• Entries provided:
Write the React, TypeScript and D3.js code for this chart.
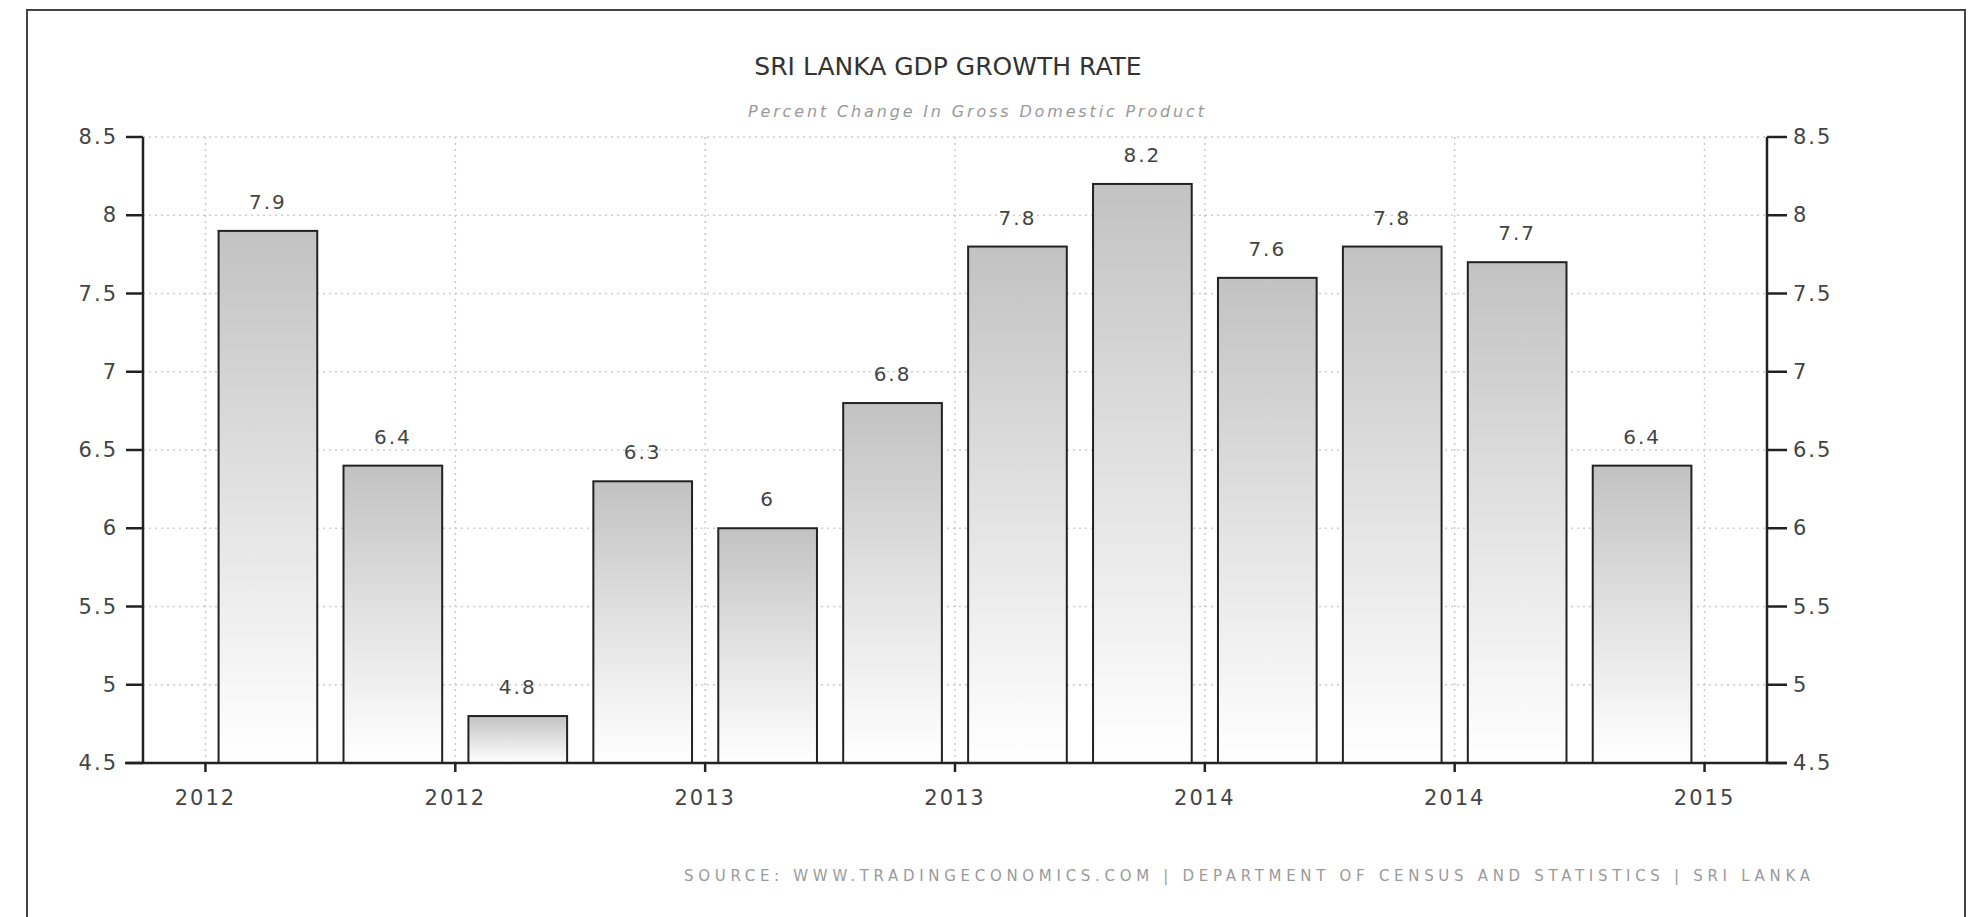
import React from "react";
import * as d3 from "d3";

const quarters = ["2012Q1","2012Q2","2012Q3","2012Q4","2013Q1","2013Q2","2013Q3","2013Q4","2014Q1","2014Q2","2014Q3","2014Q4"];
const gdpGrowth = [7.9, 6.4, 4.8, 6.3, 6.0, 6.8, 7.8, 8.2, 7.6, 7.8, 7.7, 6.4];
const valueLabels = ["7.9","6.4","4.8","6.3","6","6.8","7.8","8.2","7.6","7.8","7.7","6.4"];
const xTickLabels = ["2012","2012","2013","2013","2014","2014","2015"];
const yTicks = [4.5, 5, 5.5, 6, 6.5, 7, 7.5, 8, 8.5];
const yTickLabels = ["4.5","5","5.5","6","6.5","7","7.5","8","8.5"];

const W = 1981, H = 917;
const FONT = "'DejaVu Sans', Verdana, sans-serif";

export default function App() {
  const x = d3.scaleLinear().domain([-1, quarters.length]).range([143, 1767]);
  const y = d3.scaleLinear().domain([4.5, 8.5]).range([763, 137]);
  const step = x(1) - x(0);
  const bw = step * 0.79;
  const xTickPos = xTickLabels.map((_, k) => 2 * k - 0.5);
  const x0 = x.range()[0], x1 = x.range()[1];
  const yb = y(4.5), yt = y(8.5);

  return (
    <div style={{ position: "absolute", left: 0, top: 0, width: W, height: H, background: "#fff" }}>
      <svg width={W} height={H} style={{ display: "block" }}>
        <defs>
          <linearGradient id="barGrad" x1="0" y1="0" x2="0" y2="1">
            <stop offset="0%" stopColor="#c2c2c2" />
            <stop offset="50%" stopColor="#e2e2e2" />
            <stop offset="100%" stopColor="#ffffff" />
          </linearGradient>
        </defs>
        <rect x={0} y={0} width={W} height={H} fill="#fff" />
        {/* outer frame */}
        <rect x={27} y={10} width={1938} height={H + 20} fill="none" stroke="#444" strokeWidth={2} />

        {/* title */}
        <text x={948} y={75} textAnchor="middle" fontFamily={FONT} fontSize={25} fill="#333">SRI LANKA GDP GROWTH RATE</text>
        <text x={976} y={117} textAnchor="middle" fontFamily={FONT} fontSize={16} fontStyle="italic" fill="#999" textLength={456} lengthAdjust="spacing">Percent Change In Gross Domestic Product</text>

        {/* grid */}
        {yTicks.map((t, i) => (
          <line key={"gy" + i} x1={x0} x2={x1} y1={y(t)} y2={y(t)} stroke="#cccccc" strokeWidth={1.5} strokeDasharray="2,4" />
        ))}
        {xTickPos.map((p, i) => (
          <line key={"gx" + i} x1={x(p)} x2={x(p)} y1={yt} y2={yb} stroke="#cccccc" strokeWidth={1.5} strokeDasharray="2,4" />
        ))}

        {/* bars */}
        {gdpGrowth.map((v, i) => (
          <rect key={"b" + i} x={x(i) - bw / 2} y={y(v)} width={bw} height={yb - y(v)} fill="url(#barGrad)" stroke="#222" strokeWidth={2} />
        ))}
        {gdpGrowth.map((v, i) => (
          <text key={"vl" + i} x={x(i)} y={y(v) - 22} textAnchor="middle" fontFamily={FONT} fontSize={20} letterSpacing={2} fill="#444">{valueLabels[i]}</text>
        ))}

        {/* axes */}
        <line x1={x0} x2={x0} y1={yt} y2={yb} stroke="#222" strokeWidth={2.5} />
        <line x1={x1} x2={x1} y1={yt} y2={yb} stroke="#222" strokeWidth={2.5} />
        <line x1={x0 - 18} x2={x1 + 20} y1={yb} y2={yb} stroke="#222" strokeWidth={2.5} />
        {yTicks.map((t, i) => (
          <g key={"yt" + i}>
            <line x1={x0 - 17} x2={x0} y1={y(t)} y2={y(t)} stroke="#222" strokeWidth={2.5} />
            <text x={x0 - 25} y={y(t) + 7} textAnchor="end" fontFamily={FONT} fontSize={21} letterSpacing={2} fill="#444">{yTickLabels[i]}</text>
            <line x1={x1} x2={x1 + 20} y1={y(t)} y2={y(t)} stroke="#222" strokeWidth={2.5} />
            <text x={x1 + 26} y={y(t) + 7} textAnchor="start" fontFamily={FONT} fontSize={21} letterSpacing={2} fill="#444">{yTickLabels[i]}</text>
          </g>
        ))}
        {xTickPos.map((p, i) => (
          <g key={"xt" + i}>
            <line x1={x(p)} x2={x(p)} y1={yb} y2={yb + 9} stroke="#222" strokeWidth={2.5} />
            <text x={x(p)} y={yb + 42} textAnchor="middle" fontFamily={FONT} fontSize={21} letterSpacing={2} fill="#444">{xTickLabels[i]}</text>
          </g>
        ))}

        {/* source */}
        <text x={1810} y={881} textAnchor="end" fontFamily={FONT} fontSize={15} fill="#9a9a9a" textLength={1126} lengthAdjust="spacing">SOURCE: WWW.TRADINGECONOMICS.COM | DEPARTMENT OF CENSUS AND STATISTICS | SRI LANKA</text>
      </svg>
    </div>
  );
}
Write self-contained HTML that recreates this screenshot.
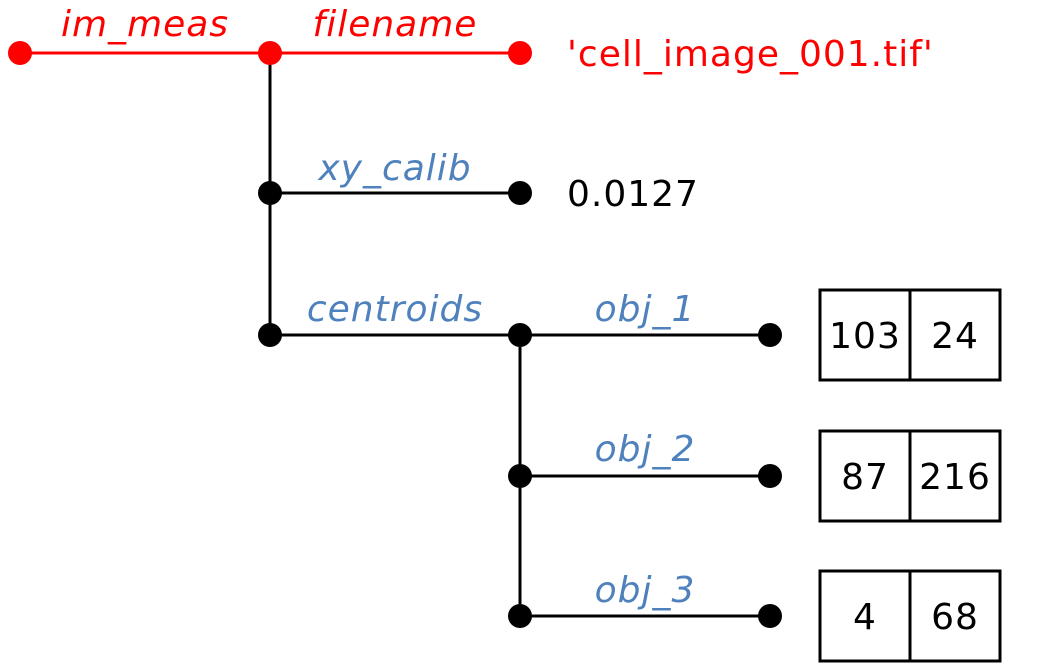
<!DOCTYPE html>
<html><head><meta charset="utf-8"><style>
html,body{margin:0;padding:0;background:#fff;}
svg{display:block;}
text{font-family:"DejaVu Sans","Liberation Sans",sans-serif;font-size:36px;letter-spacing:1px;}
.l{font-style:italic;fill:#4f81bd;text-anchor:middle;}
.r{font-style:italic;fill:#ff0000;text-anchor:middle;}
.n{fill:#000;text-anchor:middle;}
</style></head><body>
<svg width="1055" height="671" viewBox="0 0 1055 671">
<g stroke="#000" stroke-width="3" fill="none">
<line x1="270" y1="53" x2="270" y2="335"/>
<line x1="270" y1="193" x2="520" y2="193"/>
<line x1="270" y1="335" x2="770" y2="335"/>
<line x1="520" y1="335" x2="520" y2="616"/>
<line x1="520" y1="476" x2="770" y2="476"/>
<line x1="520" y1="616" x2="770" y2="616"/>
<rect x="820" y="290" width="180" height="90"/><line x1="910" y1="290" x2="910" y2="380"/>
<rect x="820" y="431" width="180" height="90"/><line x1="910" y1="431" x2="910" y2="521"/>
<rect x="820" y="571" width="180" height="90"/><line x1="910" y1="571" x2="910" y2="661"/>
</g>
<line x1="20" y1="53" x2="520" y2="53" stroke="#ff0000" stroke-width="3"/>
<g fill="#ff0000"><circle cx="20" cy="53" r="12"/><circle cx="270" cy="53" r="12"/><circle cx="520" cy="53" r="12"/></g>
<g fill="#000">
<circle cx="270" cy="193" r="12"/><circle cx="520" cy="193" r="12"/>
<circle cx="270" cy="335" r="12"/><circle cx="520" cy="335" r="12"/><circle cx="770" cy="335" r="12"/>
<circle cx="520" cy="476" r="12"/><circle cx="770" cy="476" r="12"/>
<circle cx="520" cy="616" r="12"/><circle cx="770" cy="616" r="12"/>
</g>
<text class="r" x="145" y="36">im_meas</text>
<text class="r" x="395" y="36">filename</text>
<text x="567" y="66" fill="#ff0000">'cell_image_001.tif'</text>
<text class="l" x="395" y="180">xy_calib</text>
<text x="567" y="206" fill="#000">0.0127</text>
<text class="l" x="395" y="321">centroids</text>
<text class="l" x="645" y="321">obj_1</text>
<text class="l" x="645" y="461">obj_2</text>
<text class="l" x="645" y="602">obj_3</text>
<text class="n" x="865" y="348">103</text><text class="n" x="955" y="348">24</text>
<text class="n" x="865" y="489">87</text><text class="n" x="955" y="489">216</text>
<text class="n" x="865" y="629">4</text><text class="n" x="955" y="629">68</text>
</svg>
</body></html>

• Requirement: The lines from the start of the data through the line that contains "import * as" are to be returned exactly, please, with both ends included and every picture left out.

• Result of this task:
Write the React, TypeScript and D3.js code for this chart.
import React from "react";
import * as d3 from "d3";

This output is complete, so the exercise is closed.